Repeat each record below exactly, dropping the pictures.
**** Entries
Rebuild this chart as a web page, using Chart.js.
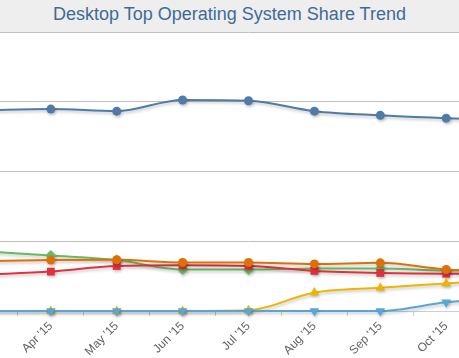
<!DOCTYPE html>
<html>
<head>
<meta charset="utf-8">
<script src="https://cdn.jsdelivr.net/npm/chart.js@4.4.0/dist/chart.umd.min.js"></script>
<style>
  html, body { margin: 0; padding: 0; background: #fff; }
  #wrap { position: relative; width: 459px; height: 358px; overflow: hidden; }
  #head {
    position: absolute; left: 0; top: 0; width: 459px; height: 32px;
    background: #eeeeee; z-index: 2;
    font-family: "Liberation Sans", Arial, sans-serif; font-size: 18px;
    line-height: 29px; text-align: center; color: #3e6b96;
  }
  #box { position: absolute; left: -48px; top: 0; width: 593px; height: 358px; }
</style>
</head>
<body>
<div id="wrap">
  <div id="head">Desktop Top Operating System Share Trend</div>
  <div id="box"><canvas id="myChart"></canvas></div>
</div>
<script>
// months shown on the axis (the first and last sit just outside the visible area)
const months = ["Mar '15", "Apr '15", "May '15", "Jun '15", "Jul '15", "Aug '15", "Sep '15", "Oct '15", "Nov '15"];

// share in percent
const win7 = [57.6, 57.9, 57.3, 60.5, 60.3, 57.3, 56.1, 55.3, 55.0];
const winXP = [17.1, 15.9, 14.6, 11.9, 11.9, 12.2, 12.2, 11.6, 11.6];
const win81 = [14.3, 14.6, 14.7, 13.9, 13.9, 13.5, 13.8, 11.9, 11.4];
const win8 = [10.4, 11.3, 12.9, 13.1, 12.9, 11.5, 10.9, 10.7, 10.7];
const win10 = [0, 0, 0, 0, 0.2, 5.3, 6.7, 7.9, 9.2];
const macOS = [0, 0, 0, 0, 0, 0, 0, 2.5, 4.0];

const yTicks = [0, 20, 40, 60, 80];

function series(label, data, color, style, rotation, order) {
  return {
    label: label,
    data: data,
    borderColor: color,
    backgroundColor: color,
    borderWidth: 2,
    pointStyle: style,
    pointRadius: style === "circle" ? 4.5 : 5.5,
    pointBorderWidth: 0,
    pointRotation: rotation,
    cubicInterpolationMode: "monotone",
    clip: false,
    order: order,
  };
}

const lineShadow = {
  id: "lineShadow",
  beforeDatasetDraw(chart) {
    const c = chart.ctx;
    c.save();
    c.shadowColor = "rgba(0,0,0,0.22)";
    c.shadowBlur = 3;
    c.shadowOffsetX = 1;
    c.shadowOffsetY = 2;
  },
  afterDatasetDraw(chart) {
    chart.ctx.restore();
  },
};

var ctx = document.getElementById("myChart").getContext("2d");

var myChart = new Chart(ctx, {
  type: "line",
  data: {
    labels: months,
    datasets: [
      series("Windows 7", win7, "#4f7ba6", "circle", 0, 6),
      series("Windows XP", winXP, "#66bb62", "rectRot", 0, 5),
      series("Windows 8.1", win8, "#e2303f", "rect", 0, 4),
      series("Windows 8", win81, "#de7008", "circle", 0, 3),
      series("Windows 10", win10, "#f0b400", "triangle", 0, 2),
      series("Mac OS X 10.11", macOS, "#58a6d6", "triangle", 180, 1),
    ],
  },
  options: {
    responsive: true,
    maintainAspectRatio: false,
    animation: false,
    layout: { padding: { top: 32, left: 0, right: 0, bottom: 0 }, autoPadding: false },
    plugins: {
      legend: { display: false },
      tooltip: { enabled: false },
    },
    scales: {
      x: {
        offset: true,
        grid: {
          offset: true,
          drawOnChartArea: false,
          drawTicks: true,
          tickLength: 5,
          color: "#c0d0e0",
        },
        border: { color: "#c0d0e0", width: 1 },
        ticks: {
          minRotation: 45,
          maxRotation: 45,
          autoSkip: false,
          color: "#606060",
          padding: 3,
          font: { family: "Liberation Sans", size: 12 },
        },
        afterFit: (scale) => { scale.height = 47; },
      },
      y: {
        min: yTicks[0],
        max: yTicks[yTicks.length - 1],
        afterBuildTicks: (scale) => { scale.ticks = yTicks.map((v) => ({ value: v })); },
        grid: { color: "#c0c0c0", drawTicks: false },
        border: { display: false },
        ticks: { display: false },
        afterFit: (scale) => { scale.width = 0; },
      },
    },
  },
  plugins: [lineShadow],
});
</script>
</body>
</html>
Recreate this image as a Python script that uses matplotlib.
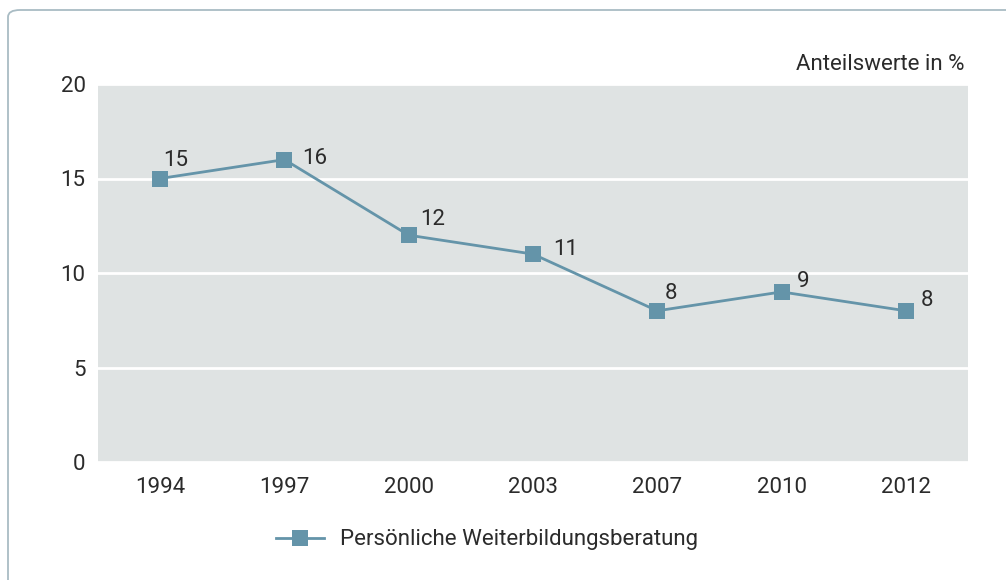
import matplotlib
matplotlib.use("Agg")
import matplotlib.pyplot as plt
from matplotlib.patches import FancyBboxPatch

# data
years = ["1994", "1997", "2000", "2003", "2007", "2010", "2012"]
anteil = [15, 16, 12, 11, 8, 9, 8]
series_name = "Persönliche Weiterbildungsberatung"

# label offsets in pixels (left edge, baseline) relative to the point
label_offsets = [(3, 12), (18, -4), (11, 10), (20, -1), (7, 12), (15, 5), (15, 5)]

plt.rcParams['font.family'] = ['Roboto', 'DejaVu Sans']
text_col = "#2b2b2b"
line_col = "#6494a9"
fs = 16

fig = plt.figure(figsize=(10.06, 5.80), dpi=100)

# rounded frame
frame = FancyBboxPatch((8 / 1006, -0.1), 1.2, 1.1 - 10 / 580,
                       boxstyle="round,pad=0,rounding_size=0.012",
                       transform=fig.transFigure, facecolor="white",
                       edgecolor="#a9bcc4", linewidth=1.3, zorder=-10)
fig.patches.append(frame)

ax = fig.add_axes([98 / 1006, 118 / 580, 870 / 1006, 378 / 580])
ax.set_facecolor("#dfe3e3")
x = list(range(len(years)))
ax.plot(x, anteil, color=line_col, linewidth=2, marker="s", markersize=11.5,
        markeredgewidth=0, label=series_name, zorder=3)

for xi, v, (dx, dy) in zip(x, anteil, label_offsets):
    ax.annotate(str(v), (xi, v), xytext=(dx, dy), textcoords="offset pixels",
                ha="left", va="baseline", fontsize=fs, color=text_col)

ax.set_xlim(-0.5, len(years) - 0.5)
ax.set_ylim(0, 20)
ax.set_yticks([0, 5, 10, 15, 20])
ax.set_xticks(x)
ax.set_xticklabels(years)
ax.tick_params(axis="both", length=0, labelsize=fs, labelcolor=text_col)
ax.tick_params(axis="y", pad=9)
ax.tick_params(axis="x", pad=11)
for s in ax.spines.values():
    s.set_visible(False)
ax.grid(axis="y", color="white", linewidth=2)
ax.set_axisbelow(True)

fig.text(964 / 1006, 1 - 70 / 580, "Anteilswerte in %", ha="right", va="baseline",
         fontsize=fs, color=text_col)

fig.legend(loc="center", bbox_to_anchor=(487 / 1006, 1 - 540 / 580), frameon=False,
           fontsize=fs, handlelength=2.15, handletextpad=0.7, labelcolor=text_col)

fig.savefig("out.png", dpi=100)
********
▶ [Complete response]
Rebuild this chart as a web page, using Chart.js.
<!DOCTYPE html>
<html>
<head>
<meta charset="utf-8">
<script src="https://cdn.jsdelivr.net/npm/chart.js@4.4.0/dist/chart.umd.min.js"></script>
<style>
  html, body { margin: 0; padding: 0; background: #fff; }
  #wrap { position: relative; width: 459px; height: 358px; overflow: hidden; }
  #head {
    position: absolute; left: 0; top: 0; width: 459px; height: 32px;
    background: #eeeeee; z-index: 2;
    font-family: "Liberation Sans", Arial, sans-serif; font-size: 18px;
    line-height: 29px; text-align: center; color: #3e6b96;
  }
  #box { position: absolute; left: -48px; top: 0; width: 593px; height: 358px; }
</style>
</head>
<body>
<div id="wrap">
  <div id="head">Desktop Top Operating System Share Trend</div>
  <div id="box"><canvas id="myChart"></canvas></div>
</div>
<script>
// months shown on the axis (the first and last sit just outside the visible area)
const months = ["Mar '15", "Apr '15", "May '15", "Jun '15", "Jul '15", "Aug '15", "Sep '15", "Oct '15", "Nov '15"];

// share in percent
const win7 = [57.6, 57.9, 57.3, 60.5, 60.3, 57.3, 56.1, 55.3, 55.0];
const winXP = [17.1, 15.9, 14.6, 11.9, 11.9, 12.2, 12.2, 11.6, 11.6];
const win81 = [14.3, 14.6, 14.7, 13.9, 13.9, 13.5, 13.8, 11.9, 11.4];
const win8 = [10.4, 11.3, 12.9, 13.1, 12.9, 11.5, 10.9, 10.7, 10.7];
const win10 = [0, 0, 0, 0, 0.2, 5.3, 6.7, 7.9, 9.2];
const macOS = [0, 0, 0, 0, 0, 0, 0, 2.5, 4.0];

const yTicks = [0, 20, 40, 60, 80];

function series(label, data, color, style, rotation, order) {
  return {
    label: label,
    data: data,
    borderColor: color,
    backgroundColor: color,
    borderWidth: 2,
    pointStyle: style,
    pointRadius: style === "circle" ? 4.5 : 5.5,
    pointBorderWidth: 0,
    pointRotation: rotation,
    cubicInterpolationMode: "monotone",
    clip: false,
    order: order,
  };
}

const lineShadow = {
  id: "lineShadow",
  beforeDatasetDraw(chart) {
    const c = chart.ctx;
    c.save();
    c.shadowColor = "rgba(0,0,0,0.22)";
    c.shadowBlur = 3;
    c.shadowOffsetX = 1;
    c.shadowOffsetY = 2;
  },
  afterDatasetDraw(chart) {
    chart.ctx.restore();
  },
};

var ctx = document.getElementById("myChart").getContext("2d");

var myChart = new Chart(ctx, {
  type: "line",
  data: {
    labels: months,
    datasets: [
      series("Windows 7", win7, "#4f7ba6", "circle", 0, 6),
      series("Windows XP", winXP, "#66bb62", "rectRot", 0, 5),
      series("Windows 8.1", win8, "#e2303f", "rect", 0, 4),
      series("Windows 8", win81, "#de7008", "circle", 0, 3),
      series("Windows 10", win10, "#f0b400", "triangle", 0, 2),
      series("Mac OS X 10.11", macOS, "#58a6d6", "triangle", 180, 1),
    ],
  },
  options: {
    responsive: true,
    maintainAspectRatio: false,
    animation: false,
    layout: { padding: { top: 32, left: 0, right: 0, bottom: 0 }, autoPadding: false },
    plugins: {
      legend: { display: false },
      tooltip: { enabled: false },
    },
    scales: {
      x: {
        offset: true,
        grid: {
          offset: true,
          drawOnChartArea: false,
          drawTicks: true,
          tickLength: 5,
          color: "#c0d0e0",
        },
        border: { color: "#c0d0e0", width: 1 },
        ticks: {
          minRotation: 45,
          maxRotation: 45,
          autoSkip: false,
          color: "#606060",
          padding: 3,
          font: { family: "Liberation Sans", size: 12 },
        },
        afterFit: (scale) => { scale.height = 47; },
      },
      y: {
        min: yTicks[0],
        max: yTicks[yTicks.length - 1],
        afterBuildTicks: (scale) => { scale.ticks = yTicks.map((v) => ({ value: v })); },
        grid: { color: "#c0c0c0", drawTicks: false },
        border: { display: false },
        ticks: { display: false },
        afterFit: (scale) => { scale.width = 0; },
      },
    },
  },
  plugins: [lineShadow],
});
</script>
</body>
</html>
Recreate this image as a Python script that uses matplotlib.
import matplotlib
matplotlib.use("Agg")
import matplotlib.pyplot as plt
from matplotlib.patches import FancyBboxPatch

# data
years = ["1994", "1997", "2000", "2003", "2007", "2010", "2012"]
anteil = [15, 16, 12, 11, 8, 9, 8]
series_name = "Persönliche Weiterbildungsberatung"

# label offsets in pixels (left edge, baseline) relative to the point
label_offsets = [(3, 12), (18, -4), (11, 10), (20, -1), (7, 12), (15, 5), (15, 5)]

plt.rcParams['font.family'] = ['Roboto', 'DejaVu Sans']
text_col = "#2b2b2b"
line_col = "#6494a9"
fs = 16

fig = plt.figure(figsize=(10.06, 5.80), dpi=100)

# rounded frame
frame = FancyBboxPatch((8 / 1006, -0.1), 1.2, 1.1 - 10 / 580,
                       boxstyle="round,pad=0,rounding_size=0.012",
                       transform=fig.transFigure, facecolor="white",
                       edgecolor="#a9bcc4", linewidth=1.3, zorder=-10)
fig.patches.append(frame)

ax = fig.add_axes([98 / 1006, 118 / 580, 870 / 1006, 378 / 580])
ax.set_facecolor("#dfe3e3")
x = list(range(len(years)))
ax.plot(x, anteil, color=line_col, linewidth=2, marker="s", markersize=11.5,
        markeredgewidth=0, label=series_name, zorder=3)

for xi, v, (dx, dy) in zip(x, anteil, label_offsets):
    ax.annotate(str(v), (xi, v), xytext=(dx, dy), textcoords="offset pixels",
                ha="left", va="baseline", fontsize=fs, color=text_col)

ax.set_xlim(-0.5, len(years) - 0.5)
ax.set_ylim(0, 20)
ax.set_yticks([0, 5, 10, 15, 20])
ax.set_xticks(x)
ax.set_xticklabels(years)
ax.tick_params(axis="both", length=0, labelsize=fs, labelcolor=text_col)
ax.tick_params(axis="y", pad=9)
ax.tick_params(axis="x", pad=11)
for s in ax.spines.values():
    s.set_visible(False)
ax.grid(axis="y", color="white", linewidth=2)
ax.set_axisbelow(True)

fig.text(964 / 1006, 1 - 70 / 580, "Anteilswerte in %", ha="right", va="baseline",
         fontsize=fs, color=text_col)

fig.legend(loc="center", bbox_to_anchor=(487 / 1006, 1 - 540 / 580), frameon=False,
           fontsize=fs, handlelength=2.15, handletextpad=0.7, labelcolor=text_col)

fig.savefig("out.png", dpi=100)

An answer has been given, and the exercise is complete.